Mais revenons à la série en elle-même : un générique visuellement joli, mais un thème musical insipide de Danny Elfman ; une direction artistique intéressante... jusqu'à ce que Burton délaisse la réalisation, et soudain, tout ressemble visuellement à un mauvais épisode de Desperate Housewives ; des choix musicaux discutables (reprise de Metallica, reprise de Paint It Black) qui paraissent sortir de nulle part ; un mystère mollasson et pas très probant (la série multiple les fausses pistes, mais au final, le coupable est bien le seul nom connu du cast qui ne faisait que de la figuration pendant toute la saison) ; un grand final en mode surnaturel qui, malheureusement, évoque trop les Boogedy de Disney pour être pris au sérieux ; un côté romance adolescente CW médiocre et cliché, qui ne fonctionne pas vraiment ; des créatures numériques discutables, très caricaturales dans leur design ; des sous-intrigues sans intérêt (la sirène et sa mère dans une secte)...

Bref, la série ne convainc pas. Elle se regarde assez facilement, certes, notamment parce que Jenna Ortega tient bien le personnage, qu'Emma Myers est attachante en colocataire garoute de Mercredi et que l'univers Addams reste attachant (Fred Armisen s'en sort très bien en Fester, ça m'a surpris), mais jamais le programme ne parvient à faire oublier cette première impression d'un programme lorgnant sur les séries CW, d'un sous-Veronica Mars macabre où VM serait incompétence et cassante, d'un sous-Monster High maquillé en série Addams... 

Wednesday passe à côté de son sujet, semble fréquemment mécomprendre l'univers Addams, et frustre plus souvent qu'elle ne convainc (encore une fois, l'épisode 5 est un calvaire). En théorie, le principal intérêt de la Famille Addams, c'est le contraste des membres de cette famille excentrique avec le monde normal ; donc quand on prend Mercredi, qu'on la place dans une école peuplée de personnages encore plus excentriques, et qu'on la plonge dans une histoire de mystère familial et de pouvoirs psychiques, c'est qu'on est vraiment à coté de la plaque.

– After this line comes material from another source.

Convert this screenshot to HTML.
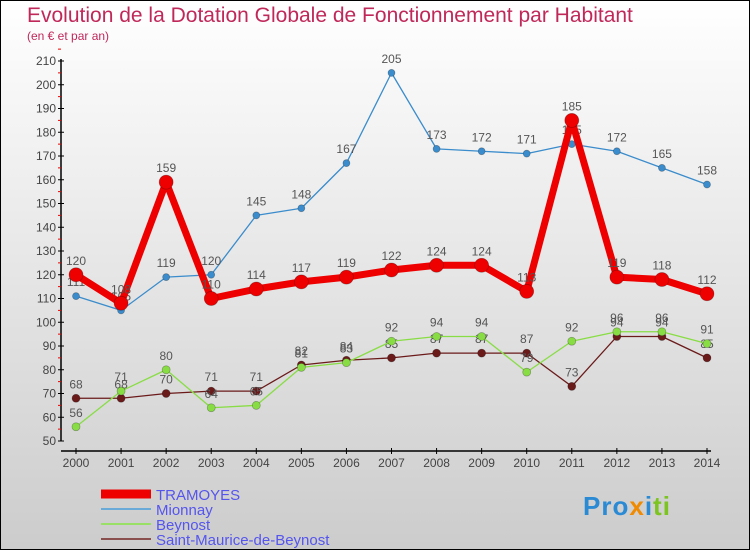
<!DOCTYPE html>
<html><head><meta charset="utf-8"><style>
body{margin:0}
#wrap{position:relative;width:748px;height:548px;border:1px solid #000;background:linear-gradient(#fff,#ccc);font-family:"Liberation Sans",sans-serif;overflow:hidden}
.t{position:absolute;color:#c0285a;white-space:nowrap}
</style></head><body>
<div id="wrap">
<div class="t" style="left:26px;top:3px;font-size:21px">Evolution de la Dotation Globale de Fonctionnement par Habitant</div>
<div class="t" style="left:26px;top:28px;font-size:12px">(en € et par an)</div>
<svg id="c" width="748" height="548" style="position:absolute;left:0;top:0"></svg>
<div style="position:absolute;left:582px;top:490px;font-size:26px;font-weight:bold;letter-spacing:1px"><span style="color:#2a8ad4">Pro</span><span style="color:#f08a00">x</span><span style="color:#2a8ad4">i</span><span style="color:#7cc420">ti</span></div>
</div>
<script>
const years=[2000,2001,2002,2003,2004,2005,2006,2007,2008,2009,2010,2011,2012,2013,2014];
const tramoyes=[120,108,159,110,114,117,119,122,124,124,113,185,119,118,112];
const mionnay=[111,105,119,120,145,148,167,205,173,172,171,175,172,165,158];
const beynost=[56,71,80,64,65,81,83,92,94,94,79,92,96,96,91];
const saintMaurice=[68,68,70,71,71,82,84,85,87,87,87,73,94,94,85];
const yTicks=[50,60,70,80,90,100,110,120,130,140,150,160,170,180,190,200,210];
const ns="http://www.w3.org/2000/svg",svg=document.getElementById('c');
const X=i=>75+i*(706-75)/14, Y=v=>440-(v-50)*(380/160);
function mk(t,a,p){const e=document.createElementNS(ns,t);for(const k in a)e.setAttribute(k,a[k]);(p||svg).appendChild(e);return e;}
mk('line',{x1:60,y1:58,x2:60,y2:440,stroke:'#000','stroke-width':1.5});
mk('line',{x1:60,y1:450,x2:710,y2:450,stroke:'#000','stroke-width':1.5});
yTicks.forEach(v=>{const l=mk('line',{x1:57,x2:63,y1:Y(v),y2:Y(v),stroke:'#000'});
 mk('line',{x1:57,x2:60,y1:Y(v+5),y2:Y(v+5),stroke:'#e00'});
 const t=mk('text',{x:55,y:Y(v)+4,'text-anchor':'end','font-size':12,fill:'#444'});t.textContent=v;});
years.forEach((y,i)=>{mk('line',{x1:X(i),x2:X(i),y1:447,y2:453,stroke:'#000'});
 const t=mk('text',{x:X(i),y:466,'text-anchor':'middle','font-size':12,fill:'#444'});t.textContent=y;});
function series(d,col,w,r,name){const g=mk('g',{});
 mk('polyline',{points:d.map((v,i)=>X(i)+','+Y(v)).join(' '),fill:'none',stroke:col,'stroke-width':w,'stroke-linejoin':'round'},g);
 d.forEach((v,i)=>{const c=mk('circle',{cx:X(i),cy:Y(v),r:r,fill:col,stroke:'rgba(0,0,0,0.3)','stroke-width':0.7},g);
  const t=mk('text',{x:X(i),y:Y(v)-10,'text-anchor':'middle','font-size':12,fill:'#555'},g);t.textContent=v;});}
series(saintMaurice,'#6b1a1a',1.3,4,'saint-maurice-series');
series(beynost,'#88dd44',1.3,4,'beynost-series');
series(mionnay,'#3a8ccc',1.3,3.5,'mionnay-series');
series(tramoyes,'#ee0000',7,7,'tramoyes-series');
const leg=[['TRAMOYES','#ee0000',9],['Mionnay','#6aaad8',2],['Beynost','#99e066',2],['Saint-Maurice-de-Beynost','#8a5050',2]];
leg.forEach((l,i)=>{const y=493+i*15;mk('line',{x1:100,x2:150,y1:y,y2:y,stroke:l[1],'stroke-width':l[2]});
 const t=mk('text',{x:155,y:y+6,'font-size':15,fill:'#5555ee'});t.textContent=l[0];});
</script>
</body></html>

Mais bon : malgré tous ces défauts évidents et malgré les caprices de Jenna Ortega (qui a déclaré avoir détesté le tournage, avoir trouvé le scénario calamiteux et mal écrit, et avoir réécrit ses dialogues sur le tas, au moment du tournage, sans en avertir les scénaristes ou la production), Wednesday a été un succès pour Netflix, aidée par le potentiel memetique de certaines scènes, par la popularité d'Ortega auprès des jeunes générations, par le cachet Tim Burton qui a encore de l'impact sur ses fans hardcore et par le peu d'exigences qualitatives de la plupart des spectateurs de Netflix (il n'y a qu'à voir les torrents de messages négatifs façon "de toute façon, vous n'êtes que des haters qui n'avez rien compris à ce chef d'œuvre" qui ont accueilli la moindre critique professionnelle négative ou mitigée pour cerner le public visé qui a adhéré en masse au programme). 

Une saison 2 est donc en chantier, et je serai forcément au rendez-vous, parce qu'après tout, c'est plutôt approprié, pour un fan de la Famille Addams, de faire preuve de masochisme et d'aimer souffrir.